In their call for stricter gun control laws, Tennessee state Reps. Justin Pearson, Justin Smith and Gloria Johnson have been at the forefront of a sustained citizens’ campaign that did show up in the state Capitol in Nashville. And, with a Tennessean peace force of thousands behind them, Gov. Bill Lee finally pledged to call the legislature back into session in July to pass new gun safety laws. As of this writing, he’s failed to keep that promise.
What would it look like to reimagine the Texas Two-Step “steering and whirling around” in a nonviolent national dance? What role could men play in steering society to safety?
Too many guys—wrongly stereotyped as having two left feet—nevertheless too often stand flatfooted on the sidelines, while women are the forefront of actions aimed at preventing gun violence. While men may not be known for dancing, we do know how to march.
So, men—as men—this is a pivotal moment. We need to follow women’s lead onto the dance floor of change. We need to use our identity as men to advance life-saving gun control measures. Father’s Day is just around the corner. It’s an apt moment to leverage our role—if not as a dad, then as a coach, mentor, uncle, or grandfather—to lead our sons and nephews on a march for peace.
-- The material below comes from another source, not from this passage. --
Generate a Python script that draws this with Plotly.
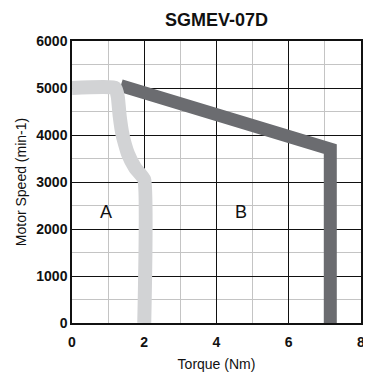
import plotly.graph_objects as go

# Curve A (light gray)
a_torque = [0, 1.2, 1.27, 1.32, 1.4, 1.55, 1.75, 2.0, 2.0]
a_speed = [5000, 5000, 4800, 4400, 4000, 3600, 3300, 3050, 0]

# Curve B (dark gray)
b_torque = [1.35, 7.15, 7.15]
b_speed = [5050, 3700, 0]

x_ticks = [0, 2, 4, 6, 8]
y_ticks = [0, 1000, 2000, 3000, 4000, 5000, 6000]

FONT = "Liberation Sans, Arial, Helvetica, sans-serif"

W, H = 363, 364

fig = go.Figure()
fig.add_trace(go.Scatter(x=b_torque, y=b_speed, mode="lines",
                         line=dict(color="#6b6c70", width=13), hoverinfo="skip"))
fig.add_trace(go.Scatter(x=a_torque, y=a_speed, mode="lines",
                         line=dict(color="#d2d3d5", width=14, shape="spline", smoothing=0.4),
                         hoverinfo="skip"))

fig.add_annotation(x=0.93, y=2360, text="A", showarrow=False,
                   font=dict(family=FONT, size=18, color="#111"))
fig.add_annotation(x=4.67, y=2360, text="B", showarrow=False,
                   font=dict(family=FONT, size=18, color="#111"))

fig.update_layout(
    width=W, height=H,
    margin=dict(l=64, r=10, t=33, b=49, autoexpand=False),
    paper_bgcolor="white", plot_bgcolor="white",
    showlegend=False,
    title=dict(text="<b>SGMEV-07D</b>", x=(64 + 353) / 2 / W, xanchor="center",
               y=1 - 12 / H, yanchor="middle", automargin=False,
               font=dict(family=FONT, size=18, color="#111")),
    xaxis=dict(range=[0, 8], tickvals=x_ticks, ticktext=[f"<b>{v}</b>" for v in x_ticks],
               showgrid=True, gridcolor="#111", gridwidth=1,
               minor=dict(dtick=1, showgrid=True, gridcolor="#c4c4c4", gridwidth=1),
               showline=True, linecolor="#111", linewidth=1.5, mirror=True,
               ticks="", zeroline=False, automargin=False, ticklabelstandoff=5,
               tickfont=dict(family=FONT, size=14, color="#111"),
               title=dict(text="Torque (Nm)", standoff=12,
                          font=dict(family=FONT, size=14, color="#111"))),
    yaxis=dict(range=[0, 6000], tickvals=y_ticks, ticktext=[f"<b>{v}</b>" for v in y_ticks],
               showgrid=True, gridcolor="#111", gridwidth=1,
               minor=dict(dtick=500, showgrid=True, gridcolor="#c4c4c4", gridwidth=1),
               showline=True, linecolor="#111", linewidth=1.5, mirror=True,
               ticks="", zeroline=False, automargin=False,
               tickfont=dict(family=FONT, size=14, color="#111"),
               title=dict(text="Motor Speed (min-1)", standoff=6,
                          font=dict(family=FONT, size=14, color="#111"))),
)

fig.write_html("out.html")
With mass shootings a weekly occurrence, we cannot overlook who the murderers are: almost exclusively white men. Right-wing gun proponents always focus on the mental health of the (primarily white, male) shooter. They never want to talk about either his gender or the direct link between the social policies they embrace and the loneliness and alienation many disaffected men experience.
Until or unless we acknowledge their plight and begin to socialize boys based on a model of manhood that cultivates compassion, empathy and cooperation over competitiveness, enmity and condemnation, we will miss a golden opportunity to choreograph a new direction for society.
Maybe there will never be a swing dance called the Texas Peace Step, but imagining it is the least we can do to honor the memories of those murdered in Uvalde, and all the other victims and survivors of American gun violence.